Both Nietzsche and Barfield accept this loss of traditional given meaning, and each suggest a way of reconstituting the world from within, but the way that each seeks to do this is very different. N. and the twentieth century thinkers who are his heirs seek to constitute the world with meaning from below because they don’t really believe that there is an above. Barfield does believe there is an above--the Logos-- but above is not where we find it; rather it’s found now within. From burning bush to burning heart. Working with meanings that come from below is easier because more easily available in the instincts symbolized by sex, money, and power. Barfield's reconstitution project is more difficult because the still small voice of the Logos is not easy to detect amid the roar of the instinctual life and the kind of culture that it has created.
N. thought that he was doing something that was nobler than just exalting the instinctual life, because he embraced and ethic of self-transcendence and affirmed a kind of aristocracy of the spirit among those who refuse slavery and choose to be masters of their own fates. I have no quarrel with him as far as that goes, and he cannot be blamed for how his thought has been distorted by those who claim him as an important influence. Look at the crimes that have been committed in the name of Jesus Christ. But he says that the aristocrat uebermensch makes his own meaning, but is meaning created ex nihilo--or is it rather uncovered and actualized? There is a very important difference, because in the long run by what criterion can we judge that the Nazis or Batman's Joker misappropriated Nietzsche's will to power doctrine?
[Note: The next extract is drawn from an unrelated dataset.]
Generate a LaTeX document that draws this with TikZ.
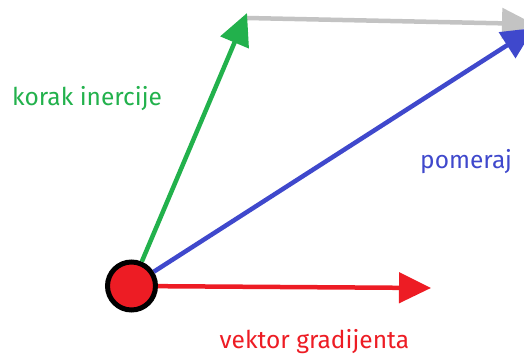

If meaning is what by the power of our will we alone constitute it to be, anything we constitute as meaningful is permitted, no matter how barbaric. Who knows if N. would have rejected Nazism. His philosophical heir Heidegger didn’t.
Enough for now on this. The challenge of course for Christians, the way I see it, is to accept that the connections are there--as they are in the mind of the Poet--they simply have to be discovered and awakened from their slumber. And that is a difficult but noble work.